Kasumu plans to work closely with Housing Minister Gavin Barwell if he is elected: “Ultimately, housing is a national issue that goes back to before many of us were even born, when the limit of how many houses were being built began, so I feel we need to do more in the long term.

“In the short term we can encourage people to use more government schemes like Help To Buy, shared ownership and also encourage housing associations to build more. Also community land trusts are a new big thing in the country, where communities can be given land to build houses at below market rate, so I’ll be doing my bit to encourage Croydon to set up its own community land trust.”

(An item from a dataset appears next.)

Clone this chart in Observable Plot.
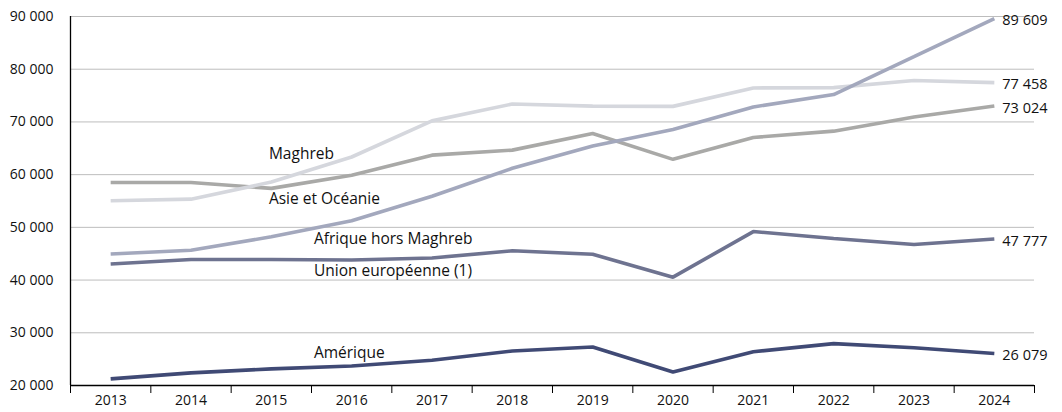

However, Kasumu did not offer any comment on how these two largest policies will be funded.


The conservative candidate plans to tackle crime as well as housing issues in the constituency      Pic: Samuel Kasumu

“As a black minority ethnic candidate, clearly I’m proud of who I am, what makes me who I am and of my ethnic history and heritage, both as a black African, but also as a British person born here,” he said.

“I guess that with many Conservatives, the fear is that when it comes to dealing with issues around diversity, there may be times when people are selected, not because they are the best for the job, but because of the colour of their skin or their gender.

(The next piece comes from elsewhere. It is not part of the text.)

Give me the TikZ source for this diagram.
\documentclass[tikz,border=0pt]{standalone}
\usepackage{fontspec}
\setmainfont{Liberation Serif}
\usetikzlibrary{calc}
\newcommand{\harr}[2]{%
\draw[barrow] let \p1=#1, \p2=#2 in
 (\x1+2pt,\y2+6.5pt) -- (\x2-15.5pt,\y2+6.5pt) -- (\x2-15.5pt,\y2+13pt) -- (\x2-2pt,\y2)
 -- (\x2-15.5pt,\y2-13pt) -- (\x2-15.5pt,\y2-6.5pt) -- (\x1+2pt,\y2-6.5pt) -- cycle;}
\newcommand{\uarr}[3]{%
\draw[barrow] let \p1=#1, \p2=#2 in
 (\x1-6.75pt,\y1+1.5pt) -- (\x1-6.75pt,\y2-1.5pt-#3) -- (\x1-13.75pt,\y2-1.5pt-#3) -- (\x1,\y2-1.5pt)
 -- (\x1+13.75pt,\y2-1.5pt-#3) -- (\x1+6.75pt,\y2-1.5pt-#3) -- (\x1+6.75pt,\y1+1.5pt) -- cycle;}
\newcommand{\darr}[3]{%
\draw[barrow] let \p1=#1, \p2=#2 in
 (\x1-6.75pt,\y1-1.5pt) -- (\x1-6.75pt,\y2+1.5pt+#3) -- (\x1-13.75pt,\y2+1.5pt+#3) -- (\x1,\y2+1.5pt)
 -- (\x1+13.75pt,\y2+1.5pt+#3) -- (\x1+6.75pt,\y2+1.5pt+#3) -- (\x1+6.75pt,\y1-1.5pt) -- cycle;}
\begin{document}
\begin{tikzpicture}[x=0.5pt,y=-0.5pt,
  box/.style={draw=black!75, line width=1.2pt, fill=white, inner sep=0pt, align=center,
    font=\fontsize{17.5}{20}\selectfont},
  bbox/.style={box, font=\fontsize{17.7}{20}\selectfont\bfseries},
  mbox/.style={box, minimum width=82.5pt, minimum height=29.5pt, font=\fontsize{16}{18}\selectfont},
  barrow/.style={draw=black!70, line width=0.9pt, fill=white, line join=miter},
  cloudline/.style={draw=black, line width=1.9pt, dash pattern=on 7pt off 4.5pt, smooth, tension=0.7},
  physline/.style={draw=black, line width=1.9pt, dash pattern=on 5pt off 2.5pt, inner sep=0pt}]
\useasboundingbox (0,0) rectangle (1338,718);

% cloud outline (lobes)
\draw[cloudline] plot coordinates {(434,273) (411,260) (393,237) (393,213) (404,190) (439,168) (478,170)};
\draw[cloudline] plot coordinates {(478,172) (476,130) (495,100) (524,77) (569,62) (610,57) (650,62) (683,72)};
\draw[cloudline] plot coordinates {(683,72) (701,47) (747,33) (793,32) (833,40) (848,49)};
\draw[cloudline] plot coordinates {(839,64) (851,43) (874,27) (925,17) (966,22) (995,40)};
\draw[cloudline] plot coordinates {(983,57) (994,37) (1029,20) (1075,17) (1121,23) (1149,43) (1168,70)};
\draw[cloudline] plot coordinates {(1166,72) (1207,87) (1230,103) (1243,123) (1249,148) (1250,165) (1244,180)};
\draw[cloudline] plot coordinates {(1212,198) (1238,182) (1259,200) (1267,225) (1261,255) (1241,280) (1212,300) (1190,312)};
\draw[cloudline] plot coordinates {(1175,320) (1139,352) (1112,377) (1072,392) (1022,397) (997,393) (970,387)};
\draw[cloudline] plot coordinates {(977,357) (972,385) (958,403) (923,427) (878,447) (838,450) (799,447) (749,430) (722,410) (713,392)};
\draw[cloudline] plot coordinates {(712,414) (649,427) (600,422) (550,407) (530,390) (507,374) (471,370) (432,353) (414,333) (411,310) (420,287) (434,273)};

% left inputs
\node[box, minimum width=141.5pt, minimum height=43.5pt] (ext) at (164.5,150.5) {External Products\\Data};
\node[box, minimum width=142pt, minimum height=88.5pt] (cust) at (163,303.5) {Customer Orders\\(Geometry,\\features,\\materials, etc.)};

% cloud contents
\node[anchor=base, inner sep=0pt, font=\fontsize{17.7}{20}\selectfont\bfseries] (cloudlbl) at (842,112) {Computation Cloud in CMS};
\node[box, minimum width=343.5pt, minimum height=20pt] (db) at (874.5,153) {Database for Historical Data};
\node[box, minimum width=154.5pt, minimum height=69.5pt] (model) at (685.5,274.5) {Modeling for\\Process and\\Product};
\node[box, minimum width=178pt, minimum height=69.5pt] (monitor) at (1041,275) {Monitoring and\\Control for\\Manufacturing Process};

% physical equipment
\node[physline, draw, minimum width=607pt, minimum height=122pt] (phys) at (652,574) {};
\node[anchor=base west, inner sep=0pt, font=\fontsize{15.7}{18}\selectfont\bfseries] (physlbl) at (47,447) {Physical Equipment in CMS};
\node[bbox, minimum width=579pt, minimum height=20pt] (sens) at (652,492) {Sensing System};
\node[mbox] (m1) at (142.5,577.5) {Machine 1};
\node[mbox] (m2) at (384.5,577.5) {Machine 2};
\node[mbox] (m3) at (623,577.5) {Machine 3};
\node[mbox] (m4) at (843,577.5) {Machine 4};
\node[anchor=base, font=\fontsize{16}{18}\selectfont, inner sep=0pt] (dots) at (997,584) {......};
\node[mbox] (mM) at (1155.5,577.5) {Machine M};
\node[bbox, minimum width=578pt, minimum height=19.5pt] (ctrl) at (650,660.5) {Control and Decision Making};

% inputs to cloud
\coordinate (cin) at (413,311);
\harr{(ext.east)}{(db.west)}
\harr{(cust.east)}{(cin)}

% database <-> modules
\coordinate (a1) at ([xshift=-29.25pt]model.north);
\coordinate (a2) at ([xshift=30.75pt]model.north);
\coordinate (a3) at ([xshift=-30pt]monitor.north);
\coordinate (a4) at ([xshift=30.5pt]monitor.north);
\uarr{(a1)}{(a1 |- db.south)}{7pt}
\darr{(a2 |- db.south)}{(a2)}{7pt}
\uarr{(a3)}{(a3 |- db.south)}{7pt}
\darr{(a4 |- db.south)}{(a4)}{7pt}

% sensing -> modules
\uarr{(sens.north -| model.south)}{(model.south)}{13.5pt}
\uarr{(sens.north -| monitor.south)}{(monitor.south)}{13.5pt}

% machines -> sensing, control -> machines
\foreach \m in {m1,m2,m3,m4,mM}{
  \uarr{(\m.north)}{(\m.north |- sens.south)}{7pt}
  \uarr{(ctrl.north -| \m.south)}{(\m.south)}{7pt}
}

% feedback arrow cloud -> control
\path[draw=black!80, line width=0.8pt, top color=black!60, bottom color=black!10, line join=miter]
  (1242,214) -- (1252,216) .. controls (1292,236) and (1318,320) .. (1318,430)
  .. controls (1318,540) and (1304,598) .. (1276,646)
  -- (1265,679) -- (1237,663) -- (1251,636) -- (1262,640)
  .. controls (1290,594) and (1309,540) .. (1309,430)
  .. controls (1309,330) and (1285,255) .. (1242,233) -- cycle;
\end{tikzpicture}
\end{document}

“In my opinion I think that in recent times that fear has been allayed because they’ve been able to meet, see and learn from people who may be from different backgrounds, but certainly who are good enough.

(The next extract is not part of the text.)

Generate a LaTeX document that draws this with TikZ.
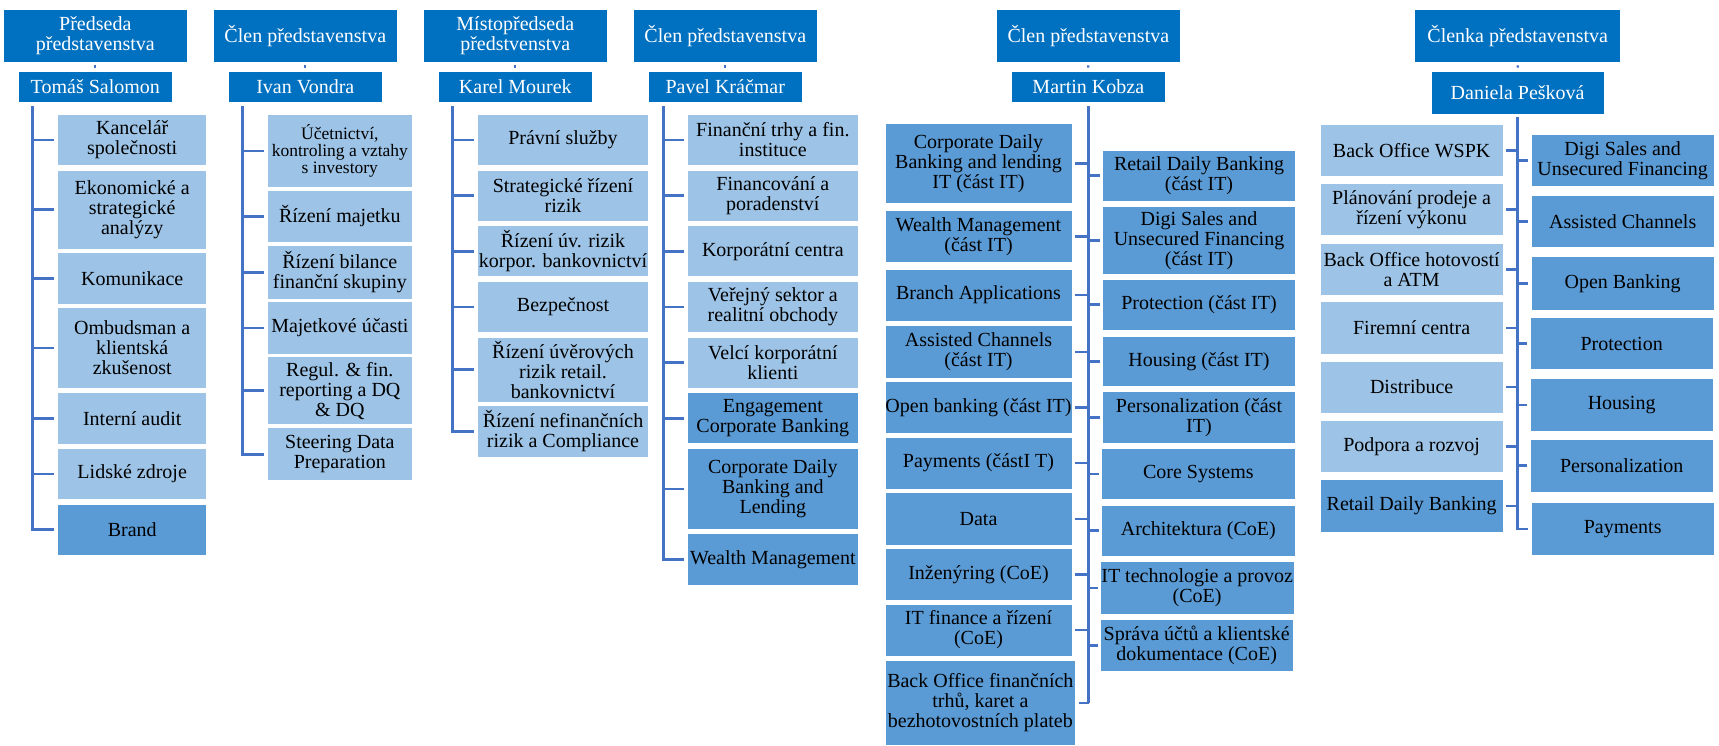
\documentclass[tikz,border=0pt]{standalone}
\usepackage{fontspec}
\setmainfont{Liberation Serif}
\definecolor{headblue}{HTML}{0070C0}
\definecolor{lightblue}{HTML}{9DC3E6}
\definecolor{darkblue}{HTML}{5B9BD5}
\definecolor{linkblue}{HTML}{4472C4}
% \orgbox{name}{style}{x1}{y1}{x2}{y2}{text}: box given by its corners
\newcommand\orgbox[7]{%
  \pgfmathsetmacro\orgw{#5-#3}%
  \pgfmathsetmacro\orgh{#6-#4}%
  \node[#2, minimum width=\orgw bp, minimum height=\orgh bp] (#1) at ({(#3+#5)/2},{(#4+#6)/2}) {#7};}
\begin{document}
\begin{tikzpicture}[x=1bp,y=-1bp,
  box/.style={draw=white, line width=0.8bp, inner sep=0pt, align=center,
    font=\fontsize{20bp}{20bp}\selectfont},
  head/.style={box, fill=headblue, text=white},
  light/.style={box, fill=lightblue, text=black},
  dark/.style={box, fill=darkblue, text=black},
  small/.style={font=\fontsize{17.5bp}{16.7bp}\selectfont},
  link/.style={draw=linkblue, line width=2.6bp},
  dot/.style={draw=linkblue, line width=2.2bp, shorten <=3bp, shorten >=3bp}]
\useasboundingbox (0,0) rectangle (1719,746);

% ---------- Tomáš Salomon ----------
\orgbox{h1}{head}{3.3}{9.3}{187.3}{62}{Předseda\\představenstva}
\orgbox{n1}{head}{18.3}{71}{172.3}{102.3}{Tomáš Salomon}
\orgbox{a1}{light}{57.7}{114.3}{206.7}{165.3}{Kancelář\\společnosti}
\orgbox{a2}{light}{57.7}{170}{206.7}{249.3}{Ekonomické a\\strategické\\analýzy}
\orgbox{a3}{light}{57.7}{252.3}{206.7}{304.3}{Komunikace}
\orgbox{a4}{light}{57.7}{307.7}{206.7}{388.3}{Ombudsman a\\klientská\\zkušenost}
\orgbox{a5}{light}{57.7}{392.7}{206.7}{444}{Interní audit}
\orgbox{a6}{light}{57.7}{448.3}{206.7}{499.3}{Lidské zdroje}
\orgbox{a7}{dark}{57.7}{504}{206.7}{555.3}{Brand}
\draw[dot] (h1.south) -- (n1.north);
\coordinate (s1) at (32.3,106);
\draw[link, shorten >=3.4bp] (s1) |- (a7.west);
\foreach \c in {a1,a2,a3,a4,a5,a6}
  \draw[link, shorten >=3.4bp] (s1 |- \c.west) -- (\c.west);

% ---------- Ivan Vondra ----------
\orgbox{h2}{head}{213.3}{9.3}{397.3}{62}{Člen představenstva}
\orgbox{n2}{head}{228.3}{71}{382.3}{102.3}{Ivan Vondra}
\orgbox{b1}{light,small}{267.7}{114.3}{412}{187.3}{Účetnictví,\\kontroling a vztahy\\s investory}
\orgbox{b2}{light}{267.7}{190}{412}{242.7}{Řízení majetku}
\orgbox{b3}{light}{267.7}{245.7}{412}{299}{Řízení bilance\\finanční skupiny}
\orgbox{b4}{light}{267.7}{301.7}{412}{354}{Majetkové účasti}
\orgbox{b5}{light}{267.7}{356.7}{412}{424.7}{Regul. \& fin.\\reporting a DQ\\\& DQ}
\orgbox{b6}{light}{267.7}{427.7}{412}{480.7}{Steering Data\\Preparation}
\draw[dot] (h2.south) -- (n2.north);
\coordinate (s2) at (242.3,106);
\draw[link, shorten >=3bp] (s2) |- (b6.west);
\foreach \c in {b1,b2,b3,b4,b5}
  \draw[link, shorten >=3bp] (s2 |- \c.west) -- (\c.west);

% ---------- Karel Mourek ----------
\orgbox{h3}{head}{423.3}{9.3}{607.3}{62}{Místopředseda\\předstvenstva}
\orgbox{n3}{head}{438.3}{71}{592.3}{102.3}{Karel Mourek}
\orgbox{c1}{light}{477.7}{114.3}{648.3}{165.7}{Právní služby}
\orgbox{c2}{light}{477.7}{170}{648.3}{221}{Strategické řízení\\rizik}
\orgbox{c3}{light}{477.7}{225.7}{648.3}{276.7}{Řízení úv. rizik\\korpor. bankovnictví}
\orgbox{c4}{light}{477.7}{281.7}{648.3}{332.3}{Bezpečnost}
\orgbox{c5}{light}{477.7}{337}{648.3}{402.3}{Řízení úvěrových\\rizik retail.\\bankovnictví}
\orgbox{c6}{light}{477.7}{405.3}{648.3}{457.7}{Řízení nefinančních\\rizik a Compliance}
\draw[dot] (h3.south) -- (n3.north);
\coordinate (s3) at (452.3,106);
\draw[link, shorten >=3bp] (s3) |- (c6.west);
\foreach \c in {c1,c2,c3,c4,c5}
  \draw[link, shorten >=3bp] (s3 |- \c.west) -- (\c.west);

% ---------- Pavel Kráčmar ----------
\orgbox{h4}{head}{633.3}{9.3}{817.3}{62}{Člen představenstva}
\orgbox{n4}{head}{648.3}{71}{802.3}{102.3}{Pavel Kráčmar}
\orgbox{d1}{light}{687.7}{114.3}{858}{165.7}{Finanční trhy a fin.\\instituce}
\orgbox{d2}{light}{687.7}{170}{858}{221}{Financování a\\poradenství}
\orgbox{d3}{light}{687.7}{225.7}{858}{276.7}{Korporátní centra}
\orgbox{d4}{light}{687.7}{281.7}{858}{332.3}{Veřejný sektor a\\realitní obchody}
\orgbox{d5}{light}{687.7}{337.3}{858}{388}{Velcí korporátní\\klienti}
\orgbox{d6}{dark}{687.7}{392.7}{858}{443.7}{Engagement\\Corporate Banking}
\orgbox{d7}{dark}{687.7}{448.3}{858}{529.3}{Corporate Daily\\Banking and\\Lending}
\orgbox{d8}{dark}{687.7}{533.3}{858}{585.3}{Wealth Management}
\draw[dot] (h4.south) -- (n4.north);
\coordinate (s4) at (663.3,106);
\draw[link, shorten >=3bp] (s4) |- (d8.west);
\foreach \c in {d1,d2,d3,d4,d5,d6,d7}
  \draw[link, shorten >=3bp] (s4 |- \c.west) -- (\c.west);

% ---------- Martin Kobza ----------
\orgbox{h5}{head}{996}{9.3}{1180.7}{62}{Člen představenstva}
\orgbox{n5}{head}{1011.3}{71}{1165.3}{102.3}{Martin Kobza}
\orgbox{e1}{dark}{885}{123.3}{1072}{203.3}{Corporate Daily\\Banking and lending\\IT (část IT)}
\orgbox{e2}{dark}{885}{210.7}{1072}{262.7}{Wealth Management\\(část IT)}
\orgbox{e3}{dark}{885}{269.3}{1072}{321}{Branch Applications}
\orgbox{e4}{dark}{885}{325.7}{1072}{378.3}{Assisted Channels\\(část IT)}
\orgbox{e5}{dark}{885}{381.3}{1072}{433.7}{Open banking (část IT)}
\orgbox{e6}{dark}{885}{437}{1072}{489.3}{Payments (částI T)}
\orgbox{e7}{dark}{885}{492.7}{1072}{545}{Data}
\orgbox{e8}{dark}{885}{548.3}{1072}{600.7}{Inženýring (CoE)}
\orgbox{e9}{dark}{885}{604}{1072}{656}{IT finance a řízení\\(CoE)}
\orgbox{e10}{dark}{885}{660.7}{1075.7}{745}{Back Office finančních\\trhů, karet a\\bezhotovostních plateb}
\orgbox{f1}{dark}{1102.3}{150}{1295.7}{201}{Retail Daily Banking\\(část IT)}
\orgbox{f2}{dark}{1102.3}{206.7}{1295.7}{274}{Digi Sales and\\Unsecured Financing\\(část IT)}
\orgbox{f3}{dark}{1102.3}{279}{1295.7}{330}{Protection (část IT)}
\orgbox{f4}{dark}{1102.3}{336}{1295.7}{386.7}{Housing (část IT)}
\orgbox{f5}{dark}{1102.3}{391.7}{1295.7}{443.7}{Personalization (část\\IT)}
\orgbox{f6}{dark}{1101}{448.7}{1295.7}{499.3}{Core Systems}
\orgbox{f7}{dark}{1101}{505}{1295.7}{556}{Architektura (CoE)}
\orgbox{f8}{dark}{1100}{561.7}{1294.3}{614.3}{IT technologie a provoz\\(CoE)}
\orgbox{f9}{dark}{1100}{619}{1293.3}{671.7}{Správa účtů a klientské\\dokumentace (CoE)}
\draw[dot] (h5.south) -- (n5.north);
\coordinate (s5) at (1088.7,106);
\draw[link] (s5) -- (s5 |- e10.east);
\foreach \c in {e1,e2,e3,e4,e5,e6,e7,e8,e9,e10}
  \draw[link, shorten <=3bp] (\c.east) -- (\c.east -| s5);
\foreach \c in {f1,f2,f3,f4,f5,f6,f7,f8,f9}
  \draw[link, shorten >=2bp] (s5 |- \c.west) -- (\c.west);

% ---------- Daniela Pešková ----------
\orgbox{h6}{head}{1414.7}{9.3}{1620.7}{62}{Členka představenstva}
\orgbox{n6}{head}{1431}{71}{1604.3}{114}{Daniela Pešková}
\orgbox{g1}{light}{1320}{124.3}{1503.3}{176.7}{Back Office WSPK}
\orgbox{g2}{light}{1320}{183.7}{1503.3}{235.3}{Plánování prodeje a\\řízení výkonu}
\orgbox{g3}{light}{1320}{243.3}{1503.3}{295.7}{Back Office hotovostí\\a ATM}
\orgbox{g4}{light}{1320}{301.7}{1503.3}{354}{Firemní centra}
\orgbox{g5}{light}{1320}{361}{1503.3}{413.3}{Distribuce}
\orgbox{g6}{light}{1320}{420.3}{1503.3}{472.7}{Podpora a rozvoj}
\orgbox{g7}{dark}{1320}{479.7}{1503.3}{532.3}{Retail Daily Banking}
\orgbox{k1}{dark}{1531}{134.3}{1714.3}{186.7}{Digi Sales and\\Unsecured Financing}
\orgbox{k2}{dark}{1531}{195.3}{1714.3}{247.7}{Assisted Channels}
\orgbox{k3}{dark}{1531}{256.7}{1714.3}{310}{Open Banking}
\orgbox{k4}{dark}{1530}{317.7}{1713.3}{369.3}{Protection}
\orgbox{k5}{dark}{1530}{378.3}{1713.3}{431.3}{Housing}
\orgbox{k6}{dark}{1530}{439.3}{1713.3}{492}{Personalization}
\orgbox{k7}{dark}{1531}{502.3}{1714.3}{555.3}{Payments}
\draw[dot] (h6.south) -- (n6.north);
\coordinate (s6) at (1517.3,116.7);
\draw[link, shorten >=2.7bp] (s6) |- (k7.west);
\foreach \c in {g1,g2,g3,g4,g5,g6,g7}
  \draw[link, shorten <=2.7bp] (\c.east) -- (\c.east -| s6);
\foreach \c in {k1,k2,k3,k4,k5,k6}
  \draw[link, shorten >=2.7bp] (s6 |- \c.west) -- (\c.west);
\end{tikzpicture}
\end{document}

“You’ve got secretaries of state such as Sajid Javid, you’ve got Priti Patel. These are people who are more than qualified to be where they are and as a result I think the party has begun to go on a journey of bridging the gap between communities.”

Addressing his youth compared to the other candidates standing for election in the constituency, Kasumu believes he has the experience, knowledge and skill to win: “I think that if you’re good enough, you will be put forward. And if you have a track record (which I have) of doing things for communities without having to be elected or paid then that demonstrates a commitment to doing the right things.

“I feel that more young people should participate in politics; they should do more across the political divide to encourage more young people to be involved. But ultimately it’s very difficult to demonstrate that you have served and been diligent, and have the character for political office in such a short space of time.

“Some people have done it; there are some people who are 22 who have been activists since the age of 10. So I recognise that you do have to work hard and show that you are loyal and faithful with the little time you have had, which may be why it’s difficult for young people to get elected. But it’s not impossible.”

However, despite his determination and confidence, Kasumu did not set out to run for MP: “Being an MP was not on my list of things to do this year.

“I don’t think I necessarily have to be an MP to achieve things but I think if, or when, I am elected, it will give me a wider platform to do those things I’ve already been doing. My objectives are to keep going and make a difference.

“I think people should vote for me because I represent a fresh face for Croydon,” he said. “A face that people can relate to, a background that people can relate to and I have experiences that people from the area can relate to.

“I understand some of the challenges that people from the area face, I’ve faced them myself and continue to face them to some extent. So in having me as a representative, essentially they can rest assured that they will have a genuine voice in the mother of Parliaments.”